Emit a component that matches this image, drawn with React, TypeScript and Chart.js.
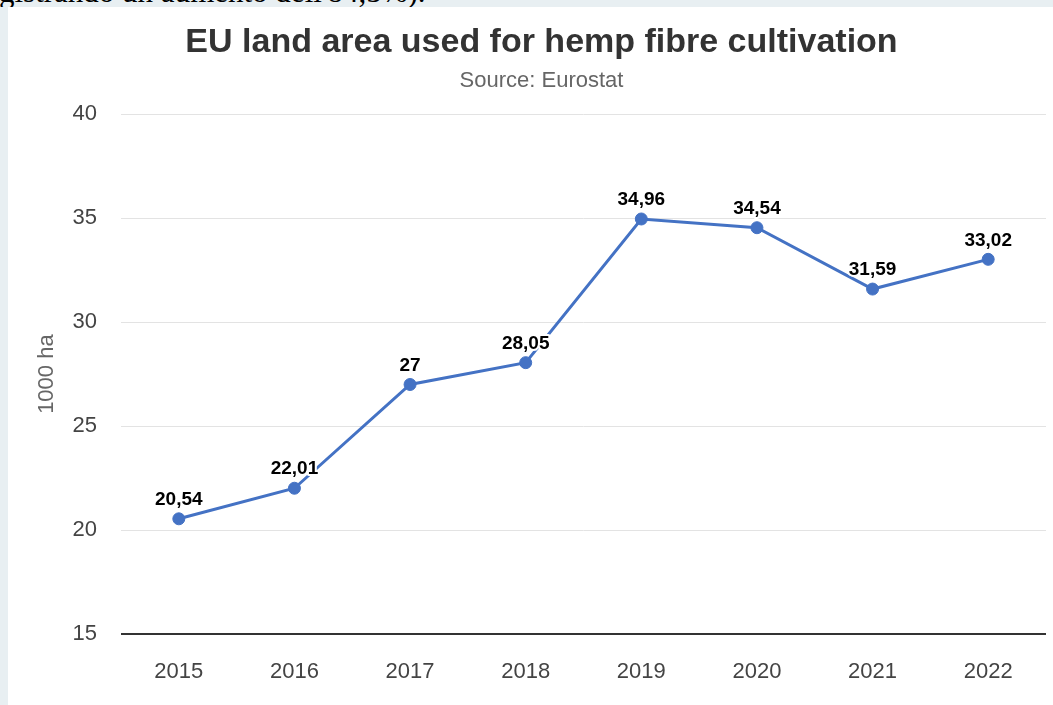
import React, { useEffect, useRef } from "react";
import { Chart, registerables } from "chart.js";

Chart.register(...registerables);

const years = ["2015", "2016", "2017", "2018", "2019", "2020", "2021", "2022"];
const areaThousandHa = [20.54, 22.01, 27, 28.05, 34.96, 34.54, 31.59, 33.02];
const yTicks = { min: 15, max: 40, step: 5 };
const chartTitle = "EU land area used for hemp fibre cultivation";
const chartSubtitle = "Source: Eurostat";
const yAxisTitle = "1000 ha";
const topText = "gistrando un aumento dell'84,5%).";

const FONT = "'Liberation Sans', Arial, sans-serif";
const LINE_COLOR = "#4472c4";

const dataLabelPlugin = {
  id: "dataLabels",
  afterDatasetsDraw(chart: any) {
    const ctx = chart.ctx;
    const meta = chart.getDatasetMeta(0);
    const data = chart.data.datasets[0].data as number[];
    ctx.save();
    ctx.font = `bold 19px ${FONT}`;
    ctx.textAlign = "center";
    ctx.textBaseline = "middle";
    ctx.lineJoin = "round";
    meta.data.forEach((pt: any, i: number) => {
      const txt = String(data[i]).replace(".", ",");
      const x = pt.x;
      const y = pt.y - 19;
      ctx.strokeStyle = "#ffffff";
      ctx.lineWidth = 4;
      ctx.strokeText(txt, x, y);
      ctx.fillStyle = "#000000";
      ctx.fillText(txt, x, y);
    });
    ctx.restore();
  },
};

export default function App() {
  const ref = useRef<HTMLCanvasElement>(null);

  useEffect(() => {
    if (!ref.current) return;
    Chart.defaults.font.family = FONT;
    const chart = new Chart(ref.current, {
      type: "line",
      data: {
        labels: years,
        datasets: [
          {
            data: areaThousandHa,
            borderColor: LINE_COLOR,
            backgroundColor: LINE_COLOR,
            borderWidth: 3,
            pointRadius: 6,
            pointBackgroundColor: LINE_COLOR,
            pointBorderColor: LINE_COLOR,
            pointBorderWidth: 1,
            tension: 0,
          },
        ],
      },
      options: {
        responsive: false,
        animation: false,
        layout: { padding: { left: 26, right: 4, top: 0, bottom: 20 } },
        plugins: {
          legend: { display: false },
          tooltip: { enabled: false },
          title: {
            display: true,
            text: chartTitle,
            color: "#333333",
            font: { size: 34, weight: "bold", family: FONT },
            padding: { top: 15, bottom: 5 },
          },
          subtitle: {
            display: true,
            text: chartSubtitle,
            color: "#666666",
            font: { size: 22, family: FONT },
            padding: { top: 0, bottom: 20 },
          },
        },
        scales: {
          x: {
            offset: true,
            afterFit(scale: any) {
              scale.height = 51;
            },
            grid: { display: false, drawTicks: false },
            border: { display: false },
            ticks: { color: "#444444", font: { size: 22 }, padding: 25 },
          },
          y: {
            min: yTicks.min,
            max: yTicks.max,
            afterFit(scale: any) {
              scale.width = 87;
            },
            ticks: {
              stepSize: yTicks.step,
              color: "#444444",
              font: { size: 22 },
              padding: 24,
            },
            grid: {
              drawTicks: false,
              color: (c: any) => (c.tick && c.tick.value === yTicks.min ? "#333333" : "#e3e3e3"),
              lineWidth: (c: any) => (c.tick && c.tick.value === yTicks.min ? 2 : 1),
            },
            border: { display: false },
            title: {
              display: true,
              text: yAxisTitle,
              color: "#666666",
              font: { size: 22 },
              padding: 0,
            },
          },
        },
      },
      plugins: [dataLabelPlugin],
    });
    return () => chart.destroy();
  }, []);

  return (
    <div
      style={{
        position: "fixed",
        left: 0,
        top: 0,
        width: 1053,
        height: 705,
        background: "#e8eff2",
        overflow: "hidden",
      }}
    >
      <div
        style={{
          position: "absolute",
          left: 0,
          top: 0,
          width: 1053,
          height: 7,
          overflow: "hidden",
        }}
      >
        <span
          style={{
            position: "absolute",
            left: -1,
            top: -24,
            fontFamily: "'Liberation Serif', 'Times New Roman', serif",
            fontSize: 31,
            lineHeight: "31px",
            whiteSpace: "nowrap",
            color: "#000",
          }}
        >
          {topText}
        </span>
      </div>
      <div
        style={{
          position: "absolute",
          left: 8,
          top: 7,
          width: 1045,
          height: 698,
          background: "#ffffff",
        }}
      >
        <canvas ref={ref} width={1045} height={698} style={{ width: 1045, height: 698, display: "block" }} />
      </div>
    </div>
  );
}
• • • • • • •
◆ **BRIEF**:
Every line of the material is to be quoted exactly, with no pictures carried over.

◆ **EXPECTED OUTPUT**:
Emit a component that matches this image, drawn with React, TypeScript and Chart.js.
import React, { useEffect, useRef } from "react";
import { Chart, registerables } from "chart.js";

Chart.register(...registerables);

const years = ["2015", "2016", "2017", "2018", "2019", "2020", "2021", "2022"];
const areaThousandHa = [20.54, 22.01, 27, 28.05, 34.96, 34.54, 31.59, 33.02];
const yTicks = { min: 15, max: 40, step: 5 };
const chartTitle = "EU land area used for hemp fibre cultivation";
const chartSubtitle = "Source: Eurostat";
const yAxisTitle = "1000 ha";
const topText = "gistrando un aumento dell'84,5%).";

const FONT = "'Liberation Sans', Arial, sans-serif";
const LINE_COLOR = "#4472c4";

const dataLabelPlugin = {
  id: "dataLabels",
  afterDatasetsDraw(chart: any) {
    const ctx = chart.ctx;
    const meta = chart.getDatasetMeta(0);
    const data = chart.data.datasets[0].data as number[];
    ctx.save();
    ctx.font = `bold 19px ${FONT}`;
    ctx.textAlign = "center";
    ctx.textBaseline = "middle";
    ctx.lineJoin = "round";
    meta.data.forEach((pt: any, i: number) => {
      const txt = String(data[i]).replace(".", ",");
      const x = pt.x;
      const y = pt.y - 19;
      ctx.strokeStyle = "#ffffff";
      ctx.lineWidth = 4;
      ctx.strokeText(txt, x, y);
      ctx.fillStyle = "#000000";
      ctx.fillText(txt, x, y);
    });
    ctx.restore();
  },
};

export default function App() {
  const ref = useRef<HTMLCanvasElement>(null);

  useEffect(() => {
    if (!ref.current) return;
    Chart.defaults.font.family = FONT;
    const chart = new Chart(ref.current, {
      type: "line",
      data: {
        labels: years,
        datasets: [
          {
            data: areaThousandHa,
            borderColor: LINE_COLOR,
            backgroundColor: LINE_COLOR,
            borderWidth: 3,
            pointRadius: 6,
            pointBackgroundColor: LINE_COLOR,
            pointBorderColor: LINE_COLOR,
            pointBorderWidth: 1,
            tension: 0,
          },
        ],
      },
      options: {
        responsive: false,
        animation: false,
        layout: { padding: { left: 26, right: 4, top: 0, bottom: 20 } },
        plugins: {
          legend: { display: false },
          tooltip: { enabled: false },
          title: {
            display: true,
            text: chartTitle,
            color: "#333333",
            font: { size: 34, weight: "bold", family: FONT },
            padding: { top: 15, bottom: 5 },
          },
          subtitle: {
            display: true,
            text: chartSubtitle,
            color: "#666666",
            font: { size: 22, family: FONT },
            padding: { top: 0, bottom: 20 },
          },
        },
        scales: {
          x: {
            offset: true,
            afterFit(scale: any) {
              scale.height = 51;
            },
            grid: { display: false, drawTicks: false },
            border: { display: false },
            ticks: { color: "#444444", font: { size: 22 }, padding: 25 },
          },
          y: {
            min: yTicks.min,
            max: yTicks.max,
            afterFit(scale: any) {
              scale.width = 87;
            },
            ticks: {
              stepSize: yTicks.step,
              color: "#444444",
              font: { size: 22 },
              padding: 24,
            },
            grid: {
              drawTicks: false,
              color: (c: any) => (c.tick && c.tick.value === yTicks.min ? "#333333" : "#e3e3e3"),
              lineWidth: (c: any) => (c.tick && c.tick.value === yTicks.min ? 2 : 1),
            },
            border: { display: false },
            title: {
              display: true,
              text: yAxisTitle,
              color: "#666666",
              font: { size: 22 },
              padding: 0,
            },
          },
        },
      },
      plugins: [dataLabelPlugin],
    });
    return () => chart.destroy();
  }, []);

  return (
    <div
      style={{
        position: "fixed",
        left: 0,
        top: 0,
        width: 1053,
        height: 705,
        background: "#e8eff2",
        overflow: "hidden",
      }}
    >
      <div
        style={{
          position: "absolute",
          left: 0,
          top: 0,
          width: 1053,
          height: 7,
          overflow: "hidden",
        }}
      >
        <span
          style={{
            position: "absolute",
            left: -1,
            top: -24,
            fontFamily: "'Liberation Serif', 'Times New Roman', serif",
            fontSize: 31,
            lineHeight: "31px",
            whiteSpace: "nowrap",
            color: "#000",
          }}
        >
          {topText}
        </span>
      </div>
      <div
        style={{
          position: "absolute",
          left: 8,
          top: 7,
          width: 1045,
          height: 698,
          background: "#ffffff",
        }}
      >
        <canvas ref={ref} width={1045} height={698} style={{ width: 1045, height: 698, display: "block" }} />
      </div>
    </div>
  );
}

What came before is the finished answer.